Many streets in Greater Moncton, especially in low lying or marshy areas, were forced to close or partially close due to floodwaters.
The Sussex area was especially hard hit after an ice jam in the nearby Kennebecasis River and the fast flowing Trout Creek forced water into the downtown area and nearby subdivisions in Sussex Corner.
Some residents had to be rescued by boat today after water surrounded their homes.
The flooding comes amid a dramatic temperature drop caused by a strong cold front which brought down the temperature in Greater Moncton from 15 C at 5-am to only 1 C by 1-pm.
Parlee Beach, NB, 12 April 2014 (Dearing)
To help celebrate the arrival of spring, I decided to take a drive to the beach yesterday.
Well, I realized that it’s not exactly beach weather just yet!
Parlee Beach in Shediac was still partially ice covered and Shediac Bay was still mostly frozen over but breaking up quickly.
It was a very different story in 2012, when above normal spring temperatures had been sending sun seekers to the beach since the end of March.

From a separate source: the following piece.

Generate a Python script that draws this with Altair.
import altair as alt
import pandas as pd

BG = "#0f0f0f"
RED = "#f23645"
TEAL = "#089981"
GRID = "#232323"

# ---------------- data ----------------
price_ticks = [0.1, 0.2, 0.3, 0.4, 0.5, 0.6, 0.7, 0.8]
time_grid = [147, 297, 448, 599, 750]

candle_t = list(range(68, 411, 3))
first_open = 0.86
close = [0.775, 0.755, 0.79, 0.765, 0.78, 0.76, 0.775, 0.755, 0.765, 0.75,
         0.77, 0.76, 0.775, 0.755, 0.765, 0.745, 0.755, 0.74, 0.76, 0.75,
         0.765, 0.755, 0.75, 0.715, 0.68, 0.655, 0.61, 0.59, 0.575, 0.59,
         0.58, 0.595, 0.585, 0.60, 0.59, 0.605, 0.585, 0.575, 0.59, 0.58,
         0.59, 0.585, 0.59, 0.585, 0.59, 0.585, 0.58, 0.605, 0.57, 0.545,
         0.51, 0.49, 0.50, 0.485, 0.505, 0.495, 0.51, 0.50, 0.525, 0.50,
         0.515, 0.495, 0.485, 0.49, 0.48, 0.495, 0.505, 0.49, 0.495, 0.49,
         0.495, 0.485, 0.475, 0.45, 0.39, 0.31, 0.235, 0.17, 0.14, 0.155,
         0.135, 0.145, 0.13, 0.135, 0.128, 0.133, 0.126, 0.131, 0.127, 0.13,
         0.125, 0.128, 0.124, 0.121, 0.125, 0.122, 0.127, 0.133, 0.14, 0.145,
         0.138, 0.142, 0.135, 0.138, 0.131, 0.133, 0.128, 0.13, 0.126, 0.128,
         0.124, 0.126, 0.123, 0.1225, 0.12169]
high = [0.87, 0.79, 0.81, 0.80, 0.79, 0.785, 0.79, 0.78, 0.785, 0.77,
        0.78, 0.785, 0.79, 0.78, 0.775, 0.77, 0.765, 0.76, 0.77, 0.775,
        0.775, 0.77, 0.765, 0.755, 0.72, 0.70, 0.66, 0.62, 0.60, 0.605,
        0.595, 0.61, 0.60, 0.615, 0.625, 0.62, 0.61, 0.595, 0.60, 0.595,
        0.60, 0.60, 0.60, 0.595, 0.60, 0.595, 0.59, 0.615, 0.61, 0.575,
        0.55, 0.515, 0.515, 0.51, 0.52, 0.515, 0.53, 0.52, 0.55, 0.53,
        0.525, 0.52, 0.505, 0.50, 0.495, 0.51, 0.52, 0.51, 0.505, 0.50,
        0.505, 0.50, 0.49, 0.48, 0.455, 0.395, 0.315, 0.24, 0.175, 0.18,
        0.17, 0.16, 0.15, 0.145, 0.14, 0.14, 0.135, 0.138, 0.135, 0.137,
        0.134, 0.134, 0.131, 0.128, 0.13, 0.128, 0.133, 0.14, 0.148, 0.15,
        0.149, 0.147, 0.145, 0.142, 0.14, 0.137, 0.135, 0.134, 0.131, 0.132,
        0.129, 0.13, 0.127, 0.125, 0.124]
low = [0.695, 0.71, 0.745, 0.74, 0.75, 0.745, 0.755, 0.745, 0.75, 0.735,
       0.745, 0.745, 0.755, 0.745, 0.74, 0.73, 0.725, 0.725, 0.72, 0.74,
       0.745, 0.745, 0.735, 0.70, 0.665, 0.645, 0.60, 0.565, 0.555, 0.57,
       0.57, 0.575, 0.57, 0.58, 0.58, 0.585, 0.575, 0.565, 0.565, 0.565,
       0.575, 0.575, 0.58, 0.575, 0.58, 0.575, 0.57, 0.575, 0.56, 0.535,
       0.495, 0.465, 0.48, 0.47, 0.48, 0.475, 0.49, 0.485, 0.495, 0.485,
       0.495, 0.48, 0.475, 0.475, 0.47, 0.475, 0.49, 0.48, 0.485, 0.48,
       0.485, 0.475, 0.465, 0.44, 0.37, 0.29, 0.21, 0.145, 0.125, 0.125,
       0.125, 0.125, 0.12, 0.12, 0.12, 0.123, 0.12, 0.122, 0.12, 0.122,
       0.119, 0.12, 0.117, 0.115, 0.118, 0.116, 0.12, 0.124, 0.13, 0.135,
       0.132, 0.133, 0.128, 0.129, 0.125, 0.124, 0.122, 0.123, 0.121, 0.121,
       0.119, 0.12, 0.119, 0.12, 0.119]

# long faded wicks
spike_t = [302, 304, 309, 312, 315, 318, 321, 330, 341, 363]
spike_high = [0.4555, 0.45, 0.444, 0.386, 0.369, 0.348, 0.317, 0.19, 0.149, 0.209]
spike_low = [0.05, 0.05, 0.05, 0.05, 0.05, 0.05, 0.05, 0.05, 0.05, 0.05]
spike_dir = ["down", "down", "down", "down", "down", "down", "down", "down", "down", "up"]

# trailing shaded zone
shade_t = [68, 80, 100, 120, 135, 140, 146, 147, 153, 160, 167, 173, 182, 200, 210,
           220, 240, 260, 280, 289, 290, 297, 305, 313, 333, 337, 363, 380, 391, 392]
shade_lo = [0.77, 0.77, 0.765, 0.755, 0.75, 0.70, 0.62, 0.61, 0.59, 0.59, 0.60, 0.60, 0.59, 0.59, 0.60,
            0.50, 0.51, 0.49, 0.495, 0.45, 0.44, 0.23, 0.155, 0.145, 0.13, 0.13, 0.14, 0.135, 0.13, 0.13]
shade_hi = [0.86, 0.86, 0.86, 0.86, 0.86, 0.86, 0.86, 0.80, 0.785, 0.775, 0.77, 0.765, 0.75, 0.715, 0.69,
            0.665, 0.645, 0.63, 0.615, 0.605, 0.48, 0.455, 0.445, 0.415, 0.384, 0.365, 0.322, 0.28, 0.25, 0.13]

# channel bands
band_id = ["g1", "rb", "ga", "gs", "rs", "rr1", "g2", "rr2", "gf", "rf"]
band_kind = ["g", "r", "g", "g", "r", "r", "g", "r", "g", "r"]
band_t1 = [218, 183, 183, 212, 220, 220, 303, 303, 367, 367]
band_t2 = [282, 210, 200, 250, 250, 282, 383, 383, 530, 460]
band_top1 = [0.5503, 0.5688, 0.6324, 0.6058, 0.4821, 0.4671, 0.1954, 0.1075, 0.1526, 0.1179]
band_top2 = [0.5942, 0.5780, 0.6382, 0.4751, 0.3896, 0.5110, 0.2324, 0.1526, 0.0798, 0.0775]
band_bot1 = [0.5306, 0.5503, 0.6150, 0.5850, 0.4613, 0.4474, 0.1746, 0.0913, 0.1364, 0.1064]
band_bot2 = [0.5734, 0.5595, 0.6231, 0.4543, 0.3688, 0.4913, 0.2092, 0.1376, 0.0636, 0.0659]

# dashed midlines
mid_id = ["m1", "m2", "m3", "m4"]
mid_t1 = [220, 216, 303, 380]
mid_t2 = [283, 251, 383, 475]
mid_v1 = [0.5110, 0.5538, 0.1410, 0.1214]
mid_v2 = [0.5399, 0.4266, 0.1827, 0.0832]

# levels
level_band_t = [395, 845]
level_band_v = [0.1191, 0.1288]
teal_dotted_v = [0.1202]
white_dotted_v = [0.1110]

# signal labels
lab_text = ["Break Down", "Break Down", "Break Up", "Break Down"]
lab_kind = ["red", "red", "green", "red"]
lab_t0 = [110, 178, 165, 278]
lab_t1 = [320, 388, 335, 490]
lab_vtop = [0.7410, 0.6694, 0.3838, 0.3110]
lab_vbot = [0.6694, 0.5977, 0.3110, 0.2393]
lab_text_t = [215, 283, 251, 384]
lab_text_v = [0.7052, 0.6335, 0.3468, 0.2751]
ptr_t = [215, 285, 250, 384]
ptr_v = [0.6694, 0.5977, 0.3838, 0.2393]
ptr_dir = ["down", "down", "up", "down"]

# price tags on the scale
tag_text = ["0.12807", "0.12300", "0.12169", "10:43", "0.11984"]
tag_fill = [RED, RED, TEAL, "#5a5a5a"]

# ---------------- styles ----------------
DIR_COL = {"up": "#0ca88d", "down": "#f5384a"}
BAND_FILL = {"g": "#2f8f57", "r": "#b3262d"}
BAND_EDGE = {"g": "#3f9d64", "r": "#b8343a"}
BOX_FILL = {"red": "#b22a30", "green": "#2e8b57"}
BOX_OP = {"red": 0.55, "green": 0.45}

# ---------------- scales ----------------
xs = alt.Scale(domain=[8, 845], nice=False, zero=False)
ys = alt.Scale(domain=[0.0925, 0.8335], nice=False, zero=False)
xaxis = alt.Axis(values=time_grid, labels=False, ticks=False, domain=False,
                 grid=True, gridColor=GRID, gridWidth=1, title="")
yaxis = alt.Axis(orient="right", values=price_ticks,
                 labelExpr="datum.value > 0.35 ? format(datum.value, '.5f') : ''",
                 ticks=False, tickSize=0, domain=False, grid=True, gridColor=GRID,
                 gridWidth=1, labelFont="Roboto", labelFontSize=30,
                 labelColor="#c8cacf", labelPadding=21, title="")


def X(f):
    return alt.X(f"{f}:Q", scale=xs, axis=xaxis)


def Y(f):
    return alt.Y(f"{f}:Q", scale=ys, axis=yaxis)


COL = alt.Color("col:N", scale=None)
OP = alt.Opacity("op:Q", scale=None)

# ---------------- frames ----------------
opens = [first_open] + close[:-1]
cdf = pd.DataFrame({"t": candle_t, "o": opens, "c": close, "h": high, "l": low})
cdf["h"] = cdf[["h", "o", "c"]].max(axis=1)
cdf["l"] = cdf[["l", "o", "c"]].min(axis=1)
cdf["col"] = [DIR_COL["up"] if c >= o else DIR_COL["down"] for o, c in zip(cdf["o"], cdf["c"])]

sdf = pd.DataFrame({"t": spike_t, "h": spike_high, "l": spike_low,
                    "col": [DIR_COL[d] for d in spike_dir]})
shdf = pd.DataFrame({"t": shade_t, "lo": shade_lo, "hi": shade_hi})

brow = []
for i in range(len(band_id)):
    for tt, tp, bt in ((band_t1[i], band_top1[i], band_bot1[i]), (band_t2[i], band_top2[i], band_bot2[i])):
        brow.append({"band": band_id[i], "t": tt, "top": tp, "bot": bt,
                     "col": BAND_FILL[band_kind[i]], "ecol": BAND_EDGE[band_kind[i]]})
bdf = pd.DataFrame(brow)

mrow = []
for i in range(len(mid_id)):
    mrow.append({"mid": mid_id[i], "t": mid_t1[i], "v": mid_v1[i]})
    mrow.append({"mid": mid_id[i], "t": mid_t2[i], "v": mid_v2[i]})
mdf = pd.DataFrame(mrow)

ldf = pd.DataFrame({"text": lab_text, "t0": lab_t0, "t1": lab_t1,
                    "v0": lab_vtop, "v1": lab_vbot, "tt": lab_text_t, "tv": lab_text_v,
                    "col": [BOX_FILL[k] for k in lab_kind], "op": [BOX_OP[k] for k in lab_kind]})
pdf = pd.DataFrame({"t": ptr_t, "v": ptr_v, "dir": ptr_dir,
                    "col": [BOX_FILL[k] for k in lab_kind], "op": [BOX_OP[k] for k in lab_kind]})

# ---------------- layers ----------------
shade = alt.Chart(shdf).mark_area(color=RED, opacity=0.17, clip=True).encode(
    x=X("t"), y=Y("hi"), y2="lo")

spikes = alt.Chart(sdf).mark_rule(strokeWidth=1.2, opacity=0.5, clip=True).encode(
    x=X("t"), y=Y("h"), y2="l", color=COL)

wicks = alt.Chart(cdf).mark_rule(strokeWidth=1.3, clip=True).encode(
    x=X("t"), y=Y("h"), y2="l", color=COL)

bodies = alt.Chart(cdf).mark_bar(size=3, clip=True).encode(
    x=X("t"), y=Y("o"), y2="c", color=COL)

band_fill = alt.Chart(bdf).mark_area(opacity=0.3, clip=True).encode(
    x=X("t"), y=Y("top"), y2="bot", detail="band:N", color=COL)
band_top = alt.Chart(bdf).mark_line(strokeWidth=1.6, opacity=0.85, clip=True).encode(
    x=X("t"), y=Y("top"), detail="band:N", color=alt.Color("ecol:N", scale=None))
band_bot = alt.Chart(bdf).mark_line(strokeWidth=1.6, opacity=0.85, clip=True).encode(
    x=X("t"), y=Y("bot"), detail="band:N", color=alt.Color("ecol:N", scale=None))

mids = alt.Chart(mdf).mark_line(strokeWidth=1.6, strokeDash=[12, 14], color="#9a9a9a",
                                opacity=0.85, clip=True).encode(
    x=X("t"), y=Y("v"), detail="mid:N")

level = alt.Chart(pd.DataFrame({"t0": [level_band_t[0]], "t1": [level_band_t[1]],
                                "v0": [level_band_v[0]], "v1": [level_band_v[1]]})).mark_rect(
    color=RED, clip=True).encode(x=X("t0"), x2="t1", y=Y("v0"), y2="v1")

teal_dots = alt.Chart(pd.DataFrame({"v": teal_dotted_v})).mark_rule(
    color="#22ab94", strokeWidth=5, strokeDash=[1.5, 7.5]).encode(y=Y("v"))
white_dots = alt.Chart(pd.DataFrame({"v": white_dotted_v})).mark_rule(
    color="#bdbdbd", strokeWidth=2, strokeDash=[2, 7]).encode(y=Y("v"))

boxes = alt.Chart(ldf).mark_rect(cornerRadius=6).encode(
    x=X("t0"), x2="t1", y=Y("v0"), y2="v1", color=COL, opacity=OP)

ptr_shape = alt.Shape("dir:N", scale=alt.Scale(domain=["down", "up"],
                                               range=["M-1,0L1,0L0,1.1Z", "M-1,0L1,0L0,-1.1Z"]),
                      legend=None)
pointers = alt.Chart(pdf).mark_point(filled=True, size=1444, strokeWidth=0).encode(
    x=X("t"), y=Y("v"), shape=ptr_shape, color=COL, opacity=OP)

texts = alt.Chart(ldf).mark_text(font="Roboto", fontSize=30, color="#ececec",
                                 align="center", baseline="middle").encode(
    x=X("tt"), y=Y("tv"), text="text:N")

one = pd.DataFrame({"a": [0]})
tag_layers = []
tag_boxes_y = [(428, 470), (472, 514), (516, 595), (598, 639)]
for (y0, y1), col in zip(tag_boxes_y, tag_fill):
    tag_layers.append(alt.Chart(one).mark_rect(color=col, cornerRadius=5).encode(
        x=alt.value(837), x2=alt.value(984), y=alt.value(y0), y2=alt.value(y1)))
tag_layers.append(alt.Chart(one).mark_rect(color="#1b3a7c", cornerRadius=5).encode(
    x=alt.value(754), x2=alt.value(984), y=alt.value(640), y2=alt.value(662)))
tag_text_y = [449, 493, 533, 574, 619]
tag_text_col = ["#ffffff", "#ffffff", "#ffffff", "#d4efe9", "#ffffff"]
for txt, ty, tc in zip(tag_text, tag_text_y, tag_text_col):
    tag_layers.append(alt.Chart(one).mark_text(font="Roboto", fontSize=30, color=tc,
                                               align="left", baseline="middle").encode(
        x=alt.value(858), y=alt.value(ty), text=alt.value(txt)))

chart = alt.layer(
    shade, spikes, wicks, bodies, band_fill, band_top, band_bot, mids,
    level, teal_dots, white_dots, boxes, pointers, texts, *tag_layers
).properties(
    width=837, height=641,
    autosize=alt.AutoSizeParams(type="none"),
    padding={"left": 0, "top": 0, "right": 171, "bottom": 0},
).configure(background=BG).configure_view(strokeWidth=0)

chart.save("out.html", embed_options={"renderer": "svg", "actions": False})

Week-over-week snow mountain comparison (Dearing)
The snow is melting in Moncton thanks to a string of days with slightly above normal daytime highs and chilly overnight lows.
As of 09 April, 38 cm of lying snow was recorded at the Greater Moncton Airport which is down considerably from 80 cm at the beginning of the month and below the record of 46 cm from 1963.
The most snow lying on the ground this season was 88 cm recorded on 31 December.
As you can see above, the mountain of snow in my NE Moncton neighbourhood has been melting quickly over the past week.